The $100 billion a year climate fund promised by developed nations to help developing countries advance clean energy technologies was likely to be a major topic of discussion at the event next week, as developing countries lie in wait for the funds that were to materialize in 2020, Singh said.

"You can't talk about just transitions and not talk about the development finance that needs to come to countries... there are developing countries that are looking forward to technology transfer, technical assistance and climate finance," she said.

Under the 2015 Paris Agreement on climate change, 197 countries committed to cutting greenhouse gas emissions and restrict global warming to below 2 degrees Celsius, preferably to 1.5 degrees Celsius, compared with pre-industrial levels.

Countries need about $4.4 trillion a year to limit global warming to 1.5 degrees Celsius, but only half of those funds are currently available.
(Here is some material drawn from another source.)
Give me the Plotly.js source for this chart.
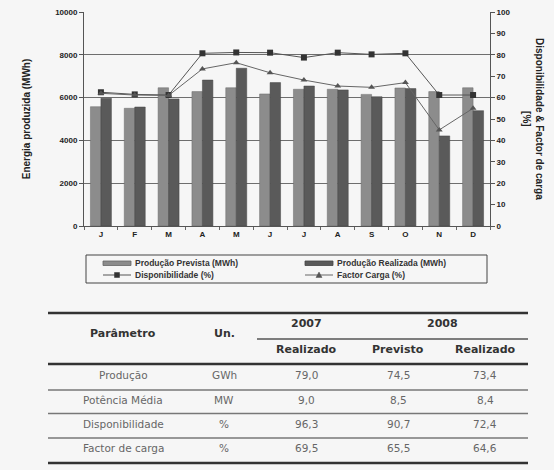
<!DOCTYPE html>
<html>
<head>
<meta charset="utf-8">
<script src="https://cdn.plot.ly/plotly-3.0.1.min.js"></script>
<style>html,body{margin:0;padding:0;background:#f6f6f6;}#chart{width:554px;height:470px;}</style>
</head>
<body>
<div id="chart"></div>
<script>
// ---- data ----
const monthPos = [1,2,3,4,5,6,7,8,9,10,11,12];
const monthLabels = ['J','F','M','A','M','J','J','A','S','O','N','D'];
const producaoPrevista = [5575, 5500, 6460, 6280, 6460, 6170, 6390, 6390, 6150, 6450, 6280, 6460];
const producaoRealizada = [5970, 5560, 5940, 6820, 7370, 6700, 6540, 6360, 6040, 6420, 4210, 5390];
const disponibilidade = [62.5, 61.5, 61.2, 80.7, 81.1, 81.0, 78.7, 81.0, 80.2, 80.7, 61.2, 61.2];
const factorCarga = [62.0, 61.2, 61.0, 73.4, 76.3, 71.6, 68.2, 65.4, 64.8, 67.0, 44.9, 55.0];
const leftTicks = [0, 2000, 4000, 6000, 8000, 10000];
const leftTickText = ['0', '2000', '4000', '6000', '8000', '10000'];

const seriesNames = ['Produção Prevista (MWh)', 'Produção Realizada (MWh)', 'Disponibilidade (%)', 'Factor Carga (%)'];

const tableParams = ['Produção', 'Potência Média', 'Disponibilidade', 'Factor de carga'];
const tableUnits = ['GWh', 'MW', '%', '%'];
const real2007 = ['79,0', '9,0', '96,3', '69,5'];
const prev2008 = ['74,5', '8,5', '90,7', '65,5'];
const real2008 = ['73,4', '8,4', '72,4', '64,6'];

// ---- geometry helpers (pixel -> paper) ----
const L = 84, R = 490, T = 12, B = 226;
const px = v => (v - L) / (R - L);
const py = v => (B - v) / (B - T);

const F = 'Liberation Sans, Arial, sans-serif';
const TF = 'DejaVu Sans, Verdana, sans-serif';

const colPrev = '#8c8c8c', colReal = '#5a5a5a';

const traces = [
  {type:'bar', name:seriesNames[0], x:monthPos, y:producaoPrevista,
   marker:{color:colPrev, line:{color:'#6a6a6a', width:0.5}}},
  {type:'bar', name:seriesNames[1], x:monthPos, y:producaoRealizada,
   marker:{color:colReal, line:{color:'#444', width:0.5}}},
  {type:'scatter', mode:'lines+markers', name:seriesNames[2], x:monthPos, y:disponibilidade, yaxis:'y2',
   line:{color:'#555', width:1}, marker:{symbol:'square', size:6, color:'#333'}},
  {type:'scatter', mode:'lines+markers', name:seriesNames[3], x:monthPos, y:factorCarga, yaxis:'y2',
   line:{color:'#666', width:1}, marker:{symbol:'triangle-up', size:6, color:'#555'}}
];

const shapes = [];
const annotations = [];

function rect(x0, y0, x1, y1, fill, lc, lw){
  shapes.push({type:'rect', xref:'paper', yref:'paper', x0:px(x0), x1:px(x1), y0:py(y0), y1:py(y1),
    fillcolor:fill, line:{color:lc, width:lw}});
}
function hline(x0, x1, y, w, c){
  shapes.push({type:'line', xref:'paper', yref:'paper', x0:px(x0), x1:px(x1), y0:py(y), y1:py(y), line:{color:c, width:w}});
}
function label(x, y, s, anchor, family, size, color, bold){
  annotations.push({xref:'paper', yref:'paper', x:px(x), y:py(y), text:s, showarrow:false,
    xanchor:anchor, yanchor:'middle', font:{family:family, size:size, color:color, weight: bold ? 'bold' : 'normal'}});
}

// right axis title
annotations.push({xref:'paper', yref:'paper', x:px(533), y:py(119), text:'Disponibilidade & Factor de carga<br>[%]',
  textangle:90, showarrow:false, font:{family:F, size:10, color:'#222', weight:'bold'}, xanchor:'center', yanchor:'middle'});

// ---- legend (drawn as a key box) ----
rect(86, 255, 487, 283, 'rgba(0,0,0,0)', '#444', 1);
rect(103, 261, 131, 265.5, colPrev, '#666', 0.8);
label(133, 263, seriesNames[0], 'left', F, 8.5, '#333', true);
rect(305, 261, 333, 265.5, colReal, '#444', 0.8);
label(335, 263, seriesNames[1], 'left', F, 8.5, '#333', true);
hline(103, 131, 275, 1, '#555');
rect(114.5, 272.5, 119.5, 277.5, '#333', '#333', 0.5);
label(133, 275, seriesNames[2], 'left', F, 8.5, '#333', true);
hline(305, 333, 275, 1, '#666');
shapes.push({type:'path', xref:'paper', yref:'paper',
  path:'M ' + px(319) + ' ' + py(272) + ' L ' + px(322) + ' ' + py(277.5) + ' L ' + px(316) + ' ' + py(277.5) + ' Z',
  fillcolor:'#555', line:{color:'#555', width:0.5}});
label(335, 275, seriesNames[3], 'left', F, 8.5, '#333', true);

// ---- table ----
const tL = 48, tR = 528;
hline(tL, tR, 313, 2.5, '#333');
hline(257, tR, 339, 1.5, '#555');
hline(tL, tR, 364, 2.5, '#333');
hline(tL, tR, 463, 2.5, '#333');

const colX = [123, 224, 306, 398, 485];
label(colX[0], 333, 'Parâmetro', 'center', TF, 11, '#333', true);
label(colX[1], 333, 'Un.', 'center', TF, 11, '#333', true);
label(306, 323, '2007', 'center', TF, 11, '#333', true);
label(442, 323, '2008', 'center', TF, 11, '#333', true);
label(colX[2], 349, 'Realizado', 'center', TF, 11, '#333', true);
label(colX[3], 349, 'Previsto', 'center', TF, 11, '#333', true);
label(colX[4], 349, 'Realizado', 'center', TF, 11, '#333', true);

const rowY = [375, 399.5, 423.5, 448];
const ruleY = [390, 413.5, 438];
for (let i = 0; i < tableParams.length; i++) {
  label(colX[0], rowY[i], tableParams[i], 'center', TF, 10.5, '#666', false);
  label(colX[1], rowY[i], tableUnits[i], 'center', TF, 10.5, '#666', false);
  label(colX[2], rowY[i], real2007[i], 'center', TF, 10.5, '#666', false);
  label(colX[3], rowY[i], prev2008[i], 'center', TF, 10.5, '#666', false);
  label(colX[4], rowY[i], real2008[i], 'center', TF, 10.5, '#666', false);
  if (i < ruleY.length) hline(tL, tR, ruleY[i], 1.5, '#777');
}

const layout = {
  width:554, height:470,
  margin:{l:L, r:554-R, t:T, b:470-B, pad:0},
  paper_bgcolor:'#f6f6f6', plot_bgcolor:'#f6f6f6',
  barmode:'group', bargap:0.38, bargroupgap:0,
  showlegend:false,
  xaxis:{range:[0.5, 12.5], tickmode:'array', tickvals:monthPos, ticktext:monthLabels, ticks:'',
    showline:true, linecolor:'#555', linewidth:1, showgrid:false, zeroline:false, fixedrange:true,
    tickfont:{family:F, size:8, color:'#222', weight:'bold'},
    minor:{tick0:0.5, dtick:1, ticks:'outside', ticklen:3, tickcolor:'#666', showgrid:false}},
  yaxis:{range:[0, 10000], tickmode:'array', tickvals:leftTicks, ticktext:leftTickText, ticks:'outside', ticklen:4, tickcolor:'#555',
    showline:true, linecolor:'#555', linewidth:1, showgrid:true, gridcolor:'#6e6e6e', gridwidth:1, zeroline:false,
    tickfont:{family:F, size:8, color:'#222', weight:'bold'},
    title:{text:'Energia produzida (MWh)', font:{family:F, size:10, color:'#222', weight:'bold'}, standoff:22}},
  yaxis2:{range:[0, 100], overlaying:'y', side:'right', dtick:10, tick0:0, ticks:'outside', ticklen:4, tickcolor:'#555',
    showline:true, linecolor:'#555', linewidth:1, showgrid:false, zeroline:false,
    tickfont:{family:F, size:8, color:'#222', weight:'bold'}},
  shapes:shapes,
  annotations:annotations
};

Plotly.newPlot('chart', traces, layout, {displayModeBar:false, staticPlot:true});
</script>
</body>
</html>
As per new official pledges to the UN, nations will cut only 7.5% off the projected 2030 emissions, the United Nations Environment Programme, or UNEP, concluded in an Oct. 26 report. A 55% cut is required to reach the milestone of limiting global warming to 1.5 degrees Celsius, UNEP said.

COP26 Countdown

Renewables gain traction

Higher gas prices that have driven up electricity rates and roiled the global energy markets were unlikely to slow investments in the renewables industry because the sector was pretty "resilient", according to Singh. Worldwide renewables capacity growth jumped by 50% year over year in 2020 to hit a record high.

As much as 260 GW of renewable energy was operationalized in 2020, with the ASEAN seeing close to $212 billion in investments in renewables, she said.

The socio-economic benefits of climate action and just transitions were likely to be another major topic of discussions at the COP26, she said.

"The political intent is there in the table" but the "shift in allocation also needs to happen," she said referring to climate investments. Just 15% of total global investments in renewables were channelized into emerging and developing countries, Singh said.